Jadi patutkah seseorang yang bisa kuliah lebih tinggi, memperoleh beasiswa pascasarjana ke luar negeri, merasa lebih cerdas dari mereka yang tidak?

***
Mari kuceritakan satu hal.

Suatu hari, lebih dari setahun yang lalu.

Hari itu, hari wisuda di perguruan tinggi dimana anak sulungku kuliah.

Hari yang sama, kebetulan, si bungsu di rumah kami berulang tahun. Dan kami merencanakan makan malam keluarga.

Makan malam ulang tahun yang digabungkan dengan syukuran wisuda.

Siapa yang wisuda? Si sulung?

Bukan. Bukan si sulung.

Tapi sahabatnya.

Iya, malam itu, ada sahabat putri sulung kami yang kami ajak bergabung makan malam dengan keluarga kami. Dia hadir bersama ibunya, yang datang dari luar kota, untuk menghadiri wisuda sang anak pada pagi harinya.

Sahabat putri sulungku itu, penerima beasiswa Bidikmisi. Gadis tangguh yang pada suatu hari dimasa kuliah mereka pernah menyebabkan putri sulungku membuat 'emergency call' padaku: " Ibu, temanku sudah puasa beberapa hari karena tidak punya uang. Beasiswanya terlambat turun sudah beberapa bulan. Dia susah sekali saat ini. Ibu dan Bapak bisa bantu?"

Benar, gadis tangguh sahabat putriku itu pernah harus menahan lapar sebab tak punya uang untuk makan.

Putri sulung kami sendiri, malam itu malah tak hadir dalam makan malam keluarga yang juga dihadiri sahabatnya yang baru wisuda itu. Sebab, putri kami ketika itu sedang berada di tempat yang jauh. Dia mendapatkan beasiswa dari sebuah lembaga internasional untuk kuliah dua semester di Inggris.

Putriku sudah lulus sidang tugas akhir saat itu. Sidang yang dijalaninya pada hari yang sama dengan sahabatnya penerima beasiswa Bidikmisi yang diceritakan di atas. Tapi seusai sidang tugas akhir, mereka lalu memilih jalur yang berbeda: putriku menambahkan dua semester ekstra di perguruan tinggi di Inggris pada masa belajarnya, untuk menempuh mata kuliah- mata kuliah tambahan yang saling melengkapi dengan apa yang pernah diperolehnya di perguruan tingginya di dalam negeri sini. 

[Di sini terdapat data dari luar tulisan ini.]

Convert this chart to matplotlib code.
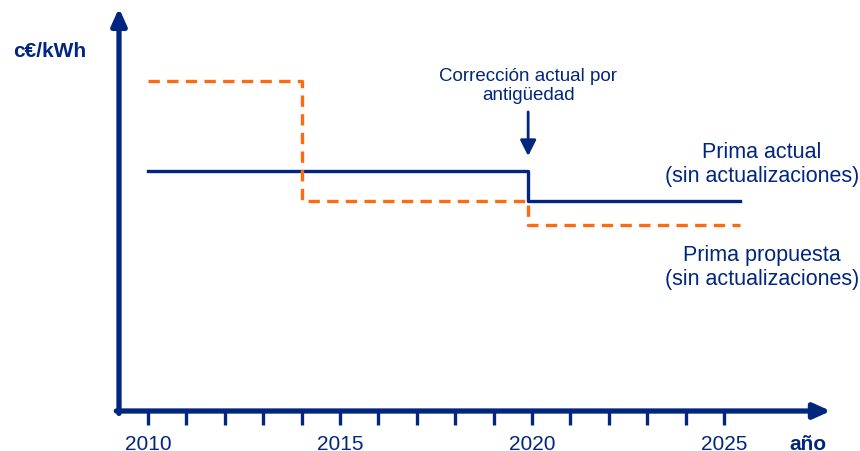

Sahabatnya, yang aku yakin, kalau bicara kecerdasan, juga setara dengan putri sulung kami, memilih jalan lain: menyegerakan lulus kuliah dan wisuda. Sebab beasiswa Bidikmisi-nya hanya diberikan untuk 8 semester saja.

Dia harus menyegerakan lulus, tidak punya opsi serupa putriku yang sejak beberapa waktu sebelumnya memang sudah bicara pada kami orang tuanya: " Aku boleh kan, lulusnya lebih dari 8 semester? Aku mau ikut program exhange dulu dua semester ke luar negeri.."

Putri kami punya pilihan, sahabatnya tidak. 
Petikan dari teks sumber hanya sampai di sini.